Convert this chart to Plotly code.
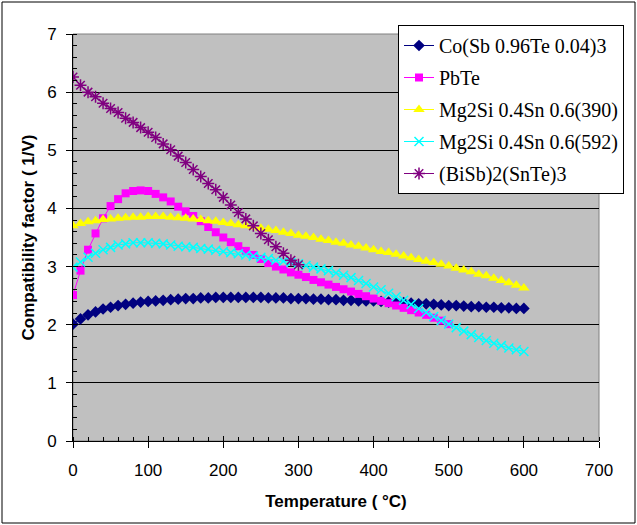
import plotly.graph_objects as go

temperature = [0, 10, 20, 30, 40, 50, 60, 70, 80, 90,
               100, 110, 120, 130, 140, 150, 160, 170, 180, 190,
               200, 210, 220, 230, 240, 250, 260, 270, 280, 290,
               300, 310, 320, 330, 340, 350, 360, 370, 380, 390,
               400, 410, 420, 430, 440, 450, 460, 470, 480, 490,
               500, 510, 520, 530, 540, 550, 560, 570, 580, 590, 600]

co_sbte = [2.01, 2.10, 2.17, 2.22, 2.27, 2.30, 2.33, 2.35, 2.37, 2.39,
           2.40, 2.41, 2.42, 2.43, 2.44, 2.45, 2.45, 2.46, 2.46, 2.47,
           2.47, 2.47, 2.47, 2.47, 2.47, 2.47, 2.46, 2.46, 2.46, 2.45,
           2.45, 2.45, 2.44, 2.44, 2.43, 2.43, 2.42, 2.42, 2.41, 2.41,
           2.41, 2.40, 2.39, 2.39, 2.38, 2.37, 2.36, 2.36, 2.35, 2.34,
           2.33, 2.33, 2.32, 2.31, 2.31, 2.30, 2.30, 2.29, 2.29, 2.28, 2.28]

pbte = [2.51, 2.93, 3.29, 3.57, 3.83, 4.04, 4.16, 4.26, 4.30, 4.31,
        4.30, 4.25, 4.19, 4.12, 4.03, 3.95, 3.87, 3.78, 3.68, 3.59,
        3.50, 3.42, 3.35, 3.27, 3.20, 3.13, 3.06, 3.00, 2.95, 2.90,
        2.86, 2.82, 2.77, 2.73, 2.69, 2.65, 2.61, 2.57, 2.53, 2.49,
        2.45, 2.41, 2.37, 2.33, 2.29, 2.25, 2.21, 2.17, 2.12, 2.07, 2.01]

mg2si_390 = [3.70, 3.74, 3.77, 3.79, 3.81, 3.82, 3.83, 3.84, 3.85, 3.85,
             3.86, 3.86, 3.86, 3.85, 3.84, 3.83, 3.82, 3.81, 3.79, 3.78,
             3.76, 3.74, 3.72, 3.70, 3.68, 3.66, 3.64, 3.62, 3.59, 3.57,
             3.54, 3.52, 3.50, 3.47, 3.45, 3.42, 3.40, 3.37, 3.35, 3.32,
             3.29, 3.26, 3.24, 3.21, 3.18, 3.15, 3.12, 3.09, 3.07, 3.04,
             3.01, 2.97, 2.94, 2.91, 2.87, 2.84, 2.80, 2.76, 2.72, 2.68, 2.63]

mg2si_592 = [2.99, 3.08, 3.16, 3.23, 3.29, 3.33, 3.37, 3.39, 3.41, 3.41,
             3.41, 3.40, 3.39, 3.37, 3.35, 3.34, 3.33, 3.31, 3.30, 3.28,
             3.26, 3.24, 3.22, 3.20, 3.18, 3.16, 3.14, 3.11, 3.09, 3.07,
             3.05, 3.02, 2.99, 2.96, 2.93, 2.89, 2.85, 2.81, 2.76, 2.71,
             2.65, 2.60, 2.54, 2.48, 2.42, 2.35, 2.28, 2.21, 2.14, 2.07,
             2.01, 1.95, 1.89, 1.83, 1.78, 1.73, 1.68, 1.64, 1.60, 1.57, 1.54]

bisb_snte = [6.26, 6.12, 6.00, 5.92, 5.81, 5.72, 5.65, 5.55, 5.48, 5.39,
             5.31, 5.22, 5.11, 5.01, 4.90, 4.79, 4.67, 4.55, 4.43, 4.32,
             4.19, 4.06, 3.93, 3.82, 3.70, 3.57, 3.46, 3.34, 3.23, 3.11, 3.03]

series_names = ["Co(Sb 0.96Te 0.04)3", "PbTe", "Mg2Si 0.4Sn 0.6(390)",
                "Mg2Si 0.4Sn 0.6(592)", "(BiSb)2(SnTe)3"]

x_ticks = [0, 100, 200, 300, 400, 500, 600, 700]
y_ticks = [0, 1, 2, 3, 4, 5, 6, 7]

fig = go.Figure()

fig.add_trace(go.Scatter(x=temperature[:len(co_sbte)], y=co_sbte, name=series_names[0],
                         mode="lines+markers", legendgroup="a",
                         line=dict(color="#000080", width=1),
                         marker=dict(symbol="diamond", size=9, color="#000080")))
fig.add_trace(go.Scatter(x=temperature[:len(pbte)], y=pbte, name=series_names[1],
                         mode="lines+markers", legendgroup="b",
                         line=dict(color="#FF00FF", width=1),
                         marker=dict(symbol="square", size=8, color="#FF00FF")))
fig.add_trace(go.Scatter(x=temperature[:len(mg2si_390)], y=mg2si_390, name=series_names[2],
                         mode="lines+markers", legendgroup="c",
                         line=dict(color="#FFFF00", width=1),
                         marker=dict(symbol="triangle-up", size=10, color="#FFFF00")))
fig.add_trace(go.Scatter(x=temperature[:len(mg2si_592)], y=mg2si_592, name=series_names[3],
                         mode="lines+markers", legendgroup="d",
                         line=dict(color="#00FFFF", width=1),
                         marker=dict(symbol="x-thin-open", size=9, color="#00FFFF",
                                     line=dict(color="#00FFFF", width=1.5))))
fig.add_trace(go.Scatter(x=temperature[:len(bisb_snte)], y=bisb_snte, name=series_names[4],
                         mode="lines+markers", legendgroup="e",
                         line=dict(color="#800080", width=1),
                         marker=dict(symbol="asterisk-open", size=10, color="#800080",
                                     line=dict(color="#800080", width=1.5))))

# overlay axes for the inner half of the crossing major ticks
fig.add_trace(go.Scatter(x=[0], y=[0], xaxis="x2", yaxis="y2", mode="markers",
                         marker=dict(opacity=0), showlegend=False, hoverinfo="skip"))

L, R, T, B = 73, 38, 34, 84
W, H = 637, 525
pw, ph = W - L - R, H - T - B

serif = "Liberation Serif"

fig.update_layout(
    width=W, height=H,
    margin=dict(l=L, r=R, t=T, b=B),
    paper_bgcolor="white",
    plot_bgcolor="#C0C0C0",
    font=dict(family="Liberation Sans", size=17, color="black"),
    showlegend=True,
    legend=dict(x=(398 - L) / pw, y=(H - B - 25) / ph, xanchor="left", yanchor="top",
                bgcolor="white", bordercolor="black", borderwidth=1,
                font=dict(family=serif, size=20, color="black"),
                tracegroupgap=3, itemwidth=30),
    xaxis=dict(range=[0, 700], tickvals=x_ticks, ticktext=[str(v) for v in x_ticks],
               showgrid=False, zeroline=False, showline=True, linecolor="black", linewidth=1,
               ticks="outside", ticklen=6, tickcolor="black", ticklabelstandoff=8,
               minor=dict(dtick=20, ticks="inside", ticklen=4, tickcolor="black", showgrid=False),
               title=dict(text="<b>Temperature ( °C)</b>", font=dict(size=17), standoff=15),
               tickfont=dict(size=17)),
    yaxis=dict(range=[0, 7], tickvals=y_ticks, ticktext=[str(v) for v in y_ticks],
               showgrid=True, gridcolor="black", gridwidth=1, zeroline=False,
               showline=True, linecolor="black", linewidth=1,
               ticks="outside", ticklen=6, tickcolor="black", ticklabelstandoff=6,
               minor=dict(dtick=0.2, ticks="inside", ticklen=4, tickcolor="black", showgrid=False),
               title=dict(text="<b>Compatibility factor ( 1/V)</b>", font=dict(size=17), standoff=8),
               tickfont=dict(size=17)),
    xaxis2=dict(range=[0, 700], overlaying="x", anchor="y2", side="bottom",
                tickvals=x_ticks, showticklabels=False, ticks="inside", ticklen=5,
                tickcolor="black", showgrid=False, zeroline=False, showline=False),
    yaxis2=dict(range=[0, 7], overlaying="y", anchor="x2", side="left",
                tickvals=y_ticks, showticklabels=False, ticks="inside", ticklen=5,
                tickcolor="black", showgrid=False, zeroline=False, showline=False),
    shapes=[
        dict(type="rect", xref="paper", yref="paper", x0=0, y0=0, x1=1, y1=1,
             line=dict(color="#808080", width=1), layer="below"),
        dict(type="rect", xref="paper", yref="paper",
             x0=(2 - L) / pw, x1=(W - 2 - L) / pw,
             y0=(H - B - (H - 2)) / ph, y1=(H - B - 2) / ph,
             line=dict(color="black", width=1), layer="below"),
    ],
)

fig.write_html("out.html", config={"displayModeBar": False},
               post_script="document.body.style.margin='0';document.body.style.overflow='hidden';")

☆ ☆ ☆ ☆

■ **DIRECTIONS**: Write out each line of the listing above, exactly, from its first line to the line holding "import plotly.graph_objects as go", inclusive. Skip the pictures.

■ **FINISHED TASK**:
Convert this chart to Plotly code.
import plotly.graph_objects as go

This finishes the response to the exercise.